Southern Sudan, beset by decades of war and marginalization, will decide whether to form a new country. Southerners -- mostly Christians and animists who follow traditional African beliefs -- are likely to choose separation from the predominantly Muslim north.
People in the southern diaspora, including some of the estimated 150 Sudanese refugees in the Roanoke and New River valleys, can vote at stations set up in dozens of U.S. cities. A caravan with at least 30 voters is scheduled to leave St. James Episcopal Church in Northwest Roanoke early Sunday for a polling station in Alexandria.
The referendum was guaranteed in a 2005 peace deal that ended Sudan's last civil war, which claimed about 2 million lives and displaced hundreds of thousands.
Sudan's president, Omar al-Bashir, a member of an Islamic party who is wanted by the International Criminal Court for war crimes in Darfur, was warmly received in the southern capital of Juba this week, saying he would celebrate any outcome of the referendum. But Alier and his friends, watching a television news report about the president's remarks, didn't hide their mistrust.
"Anything could happen. There could be a military coup tomorrow," said Gabriel Moja, 37.
The story of the Lost Boys, including Alier, 31, is one of the best known in Sudan's war because it is so tragic. They were children when they left their families to avoid being killed or enslaved by northern military.
But there are many other refugees. Moja, for example, was 17 when he was studying to be a teacher at a university in the country's capital, Khartoum, and joined a liberal student group called the African National Front.
They were monitored by government bureaucrats, and one of his classmates was incarcerated for a month for distributing pro-southern pamphlets, Moja said.
Some members of the group would leave social gatherings looking over their shoulders and would jump out of moving buses to avoid detection, Moja said. If no one jumped behind them, they weren't being followed.
"We developed survival strategies," said Moja, who helped other southern Sudanese register for the vote in Alexandria.
One friend, Rebecca Joh, 26, lived in Alier's refugee camp in Kenya before being sent to Richmond and later moving to Roanoke. She said some of her family members were shot to death.
On the Fourth of July here, she said, she hides in her room because the fireworks remind her of gunshots.
Alier was separated from his family before he turned 9. He spent two years in a camp in Ethiopia, then eight more years in Kenya.
A few months before he was flown to the United States, he was robbed by four men at gunpoint, he said. They checked his pockets and when they found nothing, demanded his clothes, he said. They took his brown T-shirt and black nylon pants and left him in his slippers. That night, his teacher was fatally shot.
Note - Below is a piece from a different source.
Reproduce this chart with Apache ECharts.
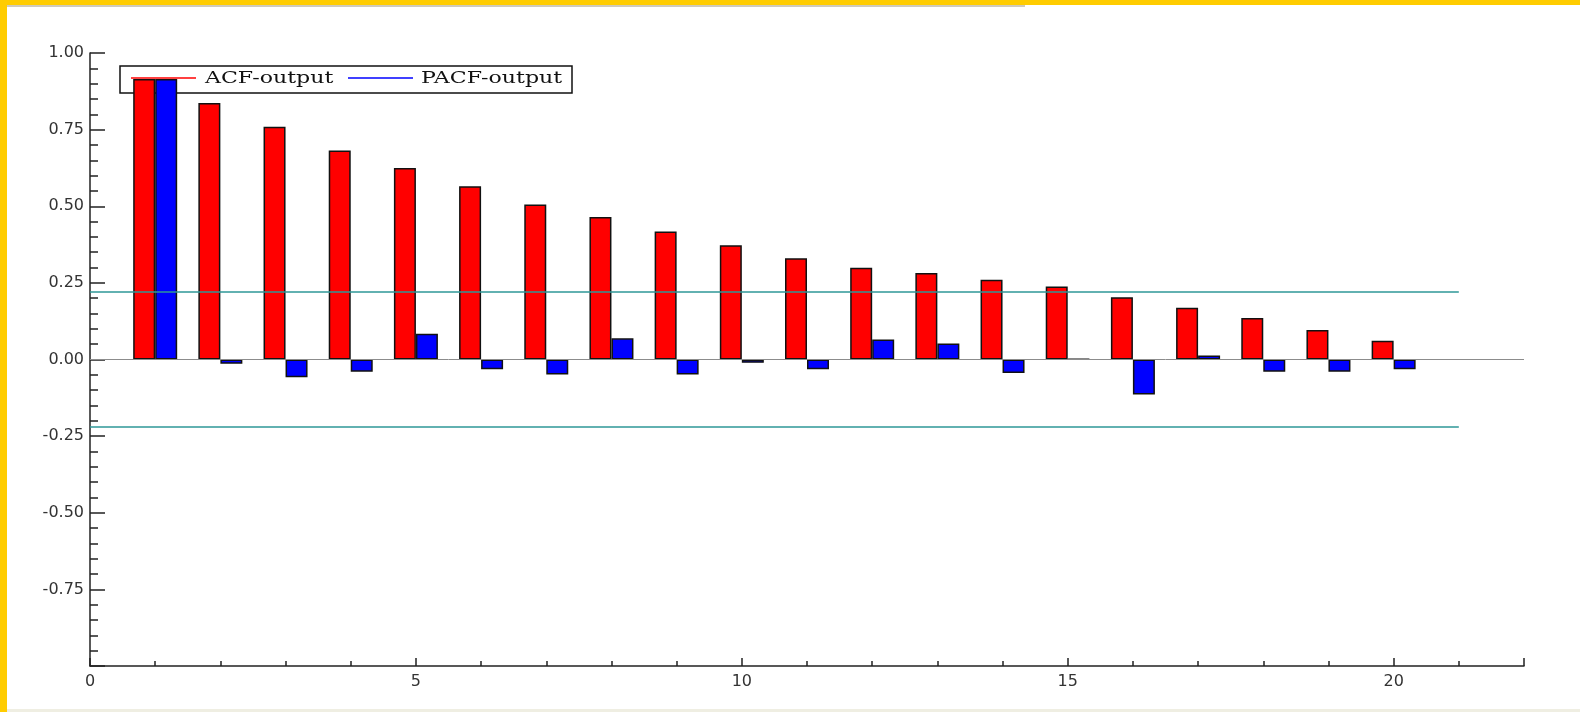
<!DOCTYPE html>
<html>
<head>
<meta charset="utf-8">
<title>ACF / PACF</title>
<script src="https://cdn.jsdelivr.net/npm/echarts@6/dist/echarts.min.js"></script>
<style>
  html, body { margin: 0; padding: 0; background: #fff; }
  .chart { position: absolute; left: 0; top: 0; width: 1580px; height: 712px; }
  .frame { position: absolute; pointer-events: none; }
  .frame.left { left: 0; top: 0; width: 7px; height: 712px; background: #ffcc00; }
  .frame.top { left: 0; top: 0; width: 1580px; height: 5px; background: #ffcc00; }
  .frame.shadow { left: 7px; top: 5px; width: 1018px; height: 2px; background: #cfcabc; }
  .frame.bottom { left: 7px; top: 709px; width: 1573px; height: 3px; background: #efeee2; }
</style>
</head>
<body>
<div class="chart" id="chart"></div>
<div class="frame top"></div>
<div class="frame shadow"></div>
<div class="frame left"></div>
<div class="frame bottom"></div>
<script>
// lags 1..20
const lags = [1, 2, 3, 4, 5, 6, 7, 8, 9, 10, 11, 12, 13, 14, 15, 16, 17, 18, 19, 20]
const acf = [0.915, 0.837, 0.759, 0.682, 0.625, 0.565, 0.506, 0.465, 0.418, 0.373,
             0.330, 0.299, 0.282, 0.260, 0.238, 0.203, 0.169, 0.135, 0.096, 0.061]
const pacf = [0.915, -0.014, -0.058, -0.040, 0.084, -0.032, -0.049, 0.069, -0.049, -0.011,
              -0.032, 0.065, 0.052, -0.044, 0.002, -0.114, 0.013, -0.040, -0.040, -0.032]
const seriesNames = ['ACF-output', 'PACF-output']
const confBand = 0.221      // +/- 2/sqrt(T)
const confEnd = 21

const chart = echarts.init(document.getElementById('chart'))

const axisText = { color: '#333', fontFamily: 'DejaVu Sans', fontSize: 16 }
const axisStroke = { color: '#222', width: 1.5 }

const option = {
  animation: false,
  grid: { left: 90, right: 56, top: 53, bottom: 46 },
  xAxis: {
    type: 'value',
    min: 0,
    max: 22,
    interval: 5,
    axisLine: { onZero: false, lineStyle: axisStroke },
    axisTick: { inside: true, length: 8, lineStyle: axisStroke },
    minorTick: { show: true, splitNumber: 5, length: 5, lineStyle: axisStroke },
    axisLabel: { ...axisText, margin: 8, showMaxLabel: false },
    splitLine: { show: false }
  },
  yAxis: {
    type: 'value',
    min: -1,
    max: 1,
    interval: 0.25,
    axisLine: { show: true, onZero: false, lineStyle: axisStroke },
    axisTick: { show: true, inside: true, length: 15, lineStyle: axisStroke },
    minorTick: { show: true, splitNumber: 5, length: 8, lineStyle: axisStroke },
    axisLabel: {
      ...axisText,
      margin: 6,
      showMinLabel: false,
      formatter: v => v.toFixed(2)
    },
    splitLine: { show: false }
  },
  graphic: [
    {
      type: 'group',
      z: 1,
      children: [
        { type: 'rect', shape: { x: 120, y: 66, width: 452, height: 27 },
          style: { fill: '#fff', stroke: '#111', lineWidth: 1.5 } },
        { type: 'line', shape: { x1: 131, y1: 78, x2: 196, y2: 78 },
          style: { stroke: '#ff0000', lineWidth: 1.5 } },
        { type: 'text', x: 205, y: 79, scaleX: 1.3,
          style: { text: seriesNames[0], fill: '#111', font: '17px "DejaVu Serif"', verticalAlign: 'middle' } },
        { type: 'line', shape: { x1: 348, y1: 78, x2: 413, y2: 78 },
          style: { stroke: '#0000ff', lineWidth: 1.5 } },
        { type: 'text', x: 421, y: 79, scaleX: 1.3,
          style: { text: seriesNames[1], fill: '#111', font: '17px "DejaVu Serif"', verticalAlign: 'middle' } }
      ]
    }
  ],
  series: [
    {
      // reference lines only: zero line and the +/- confidence band
      name: 'ref',
      type: 'line',
      z: 4,
      data: [],
      markLine: {
        silent: true,
        symbol: 'none',
        label: { show: false },
        lineStyle: { color: '#2e9797', width: 1.5, type: 'solid' },
        data: [
          [{ coord: [0, confBand] }, { coord: [confEnd, confBand] }],
          [{ coord: [0, -confBand] }, { coord: [confEnd, -confBand] }]
        ]
      }
    },
    {
      name: 'zero',
      type: 'line',
      z: 1,
      data: [],
      markLine: {
        silent: true,
        symbol: 'none',
        label: { show: false },
        lineStyle: { color: '#8c8c8c', width: 1, type: 'solid' },
        data: [{ yAxis: 0 }]
      }
    },
    {
      name: seriesNames[0],
      type: 'bar',
      z: 3,
      barWidth: 22,
      barGap: '0%',
      data: lags.map((l, i) => [l, acf[i]]),
      itemStyle: { color: '#ff0000', borderColor: '#111', borderWidth: 1.5 }
    },
    {
      name: seriesNames[1],
      type: 'bar',
      z: 3,
      barWidth: 22,
      barGap: '0%',
      data: lags.map((l, i) => [l, pacf[i]]),
      itemStyle: { color: '#0000ff', borderColor: '#111', borderWidth: 1.5 }
    }
  ]
}

chart.setOption(option)

window.addEventListener('resize', () => {
  chart.resize()
})
</script>
</body>
</html>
Still, Alier and his friends said they remain optimistic and want to return to help Sudan. Alier assembles truck axles at the Westport Corp. plant in Northeast Roanoke and takes pre-law courses at Virginia Western Community College. He wants to help in southern Sudan's reconstruction, he said.
Earlier this week, Alier, Moja, Joh and three other Sudanese friends were watching news reports on Al Jazeera television about bombs that were apparently thrown from north to south, and about cow-herding tribes that live between the territories.
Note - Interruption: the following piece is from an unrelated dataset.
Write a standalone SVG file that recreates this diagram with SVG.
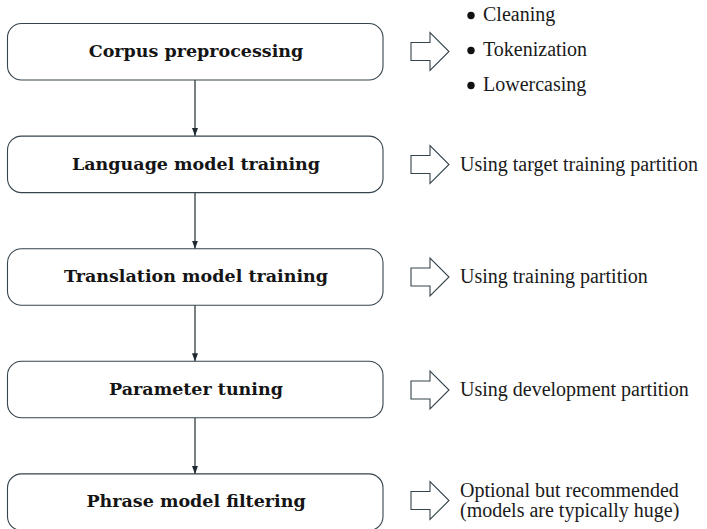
<svg xmlns="http://www.w3.org/2000/svg" width="707" height="529" viewBox="0 0 707 529">
  <defs>
    <style>
      .box { fill: #ffffff; stroke: #34444c; stroke-width: 1.1; }
      .label { font-family: "DejaVu Serif", "Liberation Serif", serif; font-weight: bold; font-size: 17.5px; fill: #151515; text-anchor: middle; }
      .note { font-family: "Liberation Serif", "DejaVu Serif", serif; font-size: 20px; fill: #1a1a1a; }
      .bigarrow { fill: #ffffff; stroke: #34444c; stroke-width: 1.1; stroke-linejoin: miter; }
      .edge { stroke: #1f2a30; stroke-width: 1.2; fill: none; marker-end: url(#tip); }
      .dot { fill: #111111; }
    </style>
    <marker id="tip" viewBox="0 0 8 8" refX="8" refY="4" markerWidth="8" markerHeight="8" markerUnits="userSpaceOnUse" orient="auto">
      <path d="M0,1 L8,4 L0,7 Z" fill="#1f2a30"/>
    </marker>
    <!-- hollow block arrow, centred on y = 0 -->
    <polygon id="block" points="0,-9 19,-9 19,-19 38,0 19,19 19,9 0,9"/>
  </defs>

  <!-- connectors between the steps -->
  <g id="connectors">
    <line class="edge" x1="195" y1="80" x2="195" y2="136.1"/>
    <line class="edge" x1="195" y1="192.6" x2="195" y2="248.7"/>
    <line class="edge" x1="195" y1="305.2" x2="195" y2="361.3"/>
    <line class="edge" x1="195" y1="417.8" x2="195" y2="473.9"/>
  </g>

  <g id="step1">
    <rect class="box" x="7.5" y="23.5" width="375.5" height="56.5" rx="14" ry="14"/>
    <text class="label" x="196" y="57">Corpus preprocessing</text>
  </g>
  <g id="note1">
    <use href="#block" class="bigarrow" x="411" y="51.5"/>
    <circle class="dot" cx="471" cy="15.5" r="3.7"/>
    <text class="note" x="483" y="20.5">Cleaning</text>
    <circle class="dot" cx="471" cy="50.5" r="3.7"/>
    <text class="note" x="483" y="55.5">Tokenization</text>
    <circle class="dot" cx="471" cy="85.5" r="3.7"/>
    <text class="note" x="483" y="90.5">Lowercasing</text>
  </g>

  <g id="step2">
    <rect class="box" x="7.5" y="136.1" width="375.5" height="56.5" rx="14" ry="14"/>
    <text class="label" x="196" y="169.5">Language model training</text>
  </g>
  <g id="note2">
    <use href="#block" class="bigarrow" x="411" y="164.5"/>
    <text class="note" x="460" y="170.5">Using target training partition</text>
  </g>

  <g id="step3">
    <rect class="box" x="7.5" y="248.7" width="375.5" height="56.5" rx="14" ry="14"/>
    <text class="label" x="196" y="282">Translation model training</text>
  </g>
  <g id="note3">
    <use href="#block" class="bigarrow" x="411" y="277"/>
    <text class="note" x="460" y="283">Using training partition</text>
  </g>

  <g id="step4">
    <rect class="box" x="7.5" y="361.3" width="375.5" height="56.5" rx="14" ry="14"/>
    <text class="label" x="196" y="394.5">Parameter tuning</text>
  </g>
  <g id="note4">
    <use href="#block" class="bigarrow" x="411" y="390"/>
    <text class="note" x="460" y="395.5">Using development partition</text>
  </g>

  <g id="step5">
    <rect class="box" x="7.5" y="473.9" width="375.5" height="56.5" rx="14" ry="14"/>
    <text class="label" x="196" y="507">Phrase model filtering</text>
  </g>
  <g id="note5">
    <use href="#block" class="bigarrow" x="411" y="500.5"/>
    <text class="note" x="460" y="496.5">Optional but recommended</text>
    <text class="note" x="460" y="516.5">(models are typically huge)</text>
  </g>
</svg>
Alier said he became a Republican after President Bush signed the Sudan Peace Act in 2002, condemning the Khartoum government for genocide in the western region of Darfur, and backed the country's peace agreement in 2005.
"With Obama, we are not so sure," Joh said, shrugging his shoulders.
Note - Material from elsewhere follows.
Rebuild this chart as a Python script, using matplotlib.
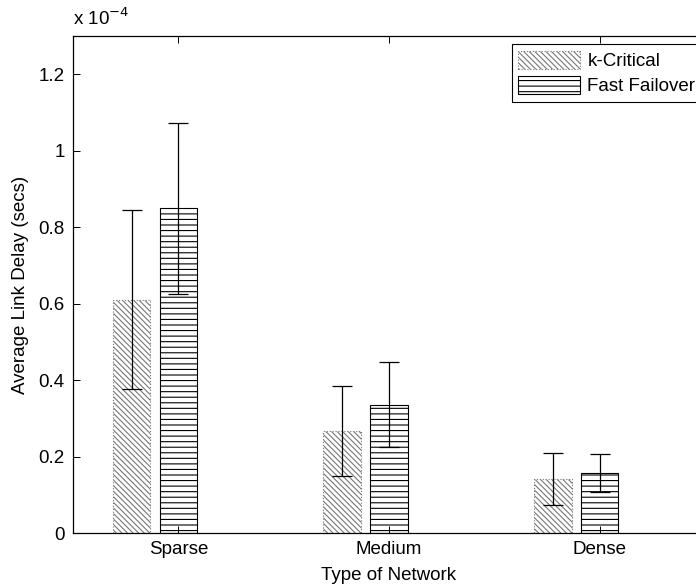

Alier is studying on a scholarship from the local Episcopal diocese, which paid for vans to take voters to Alexandria, he said. He's been inspired by help from people he never before knew, he said.
"In this country, there is no limit," Alier said. "Only you can limit yourself."
Moja, the former student activist, said 2008 was the first time he saw a new Sudan president being peacefully sworn into power -- via television from Washington. That's why he doesn't want to wait even one more day to vote in Sudan's referendum.
"Just missing a day -- you don't want that," Moja said. "You don't want any surprises."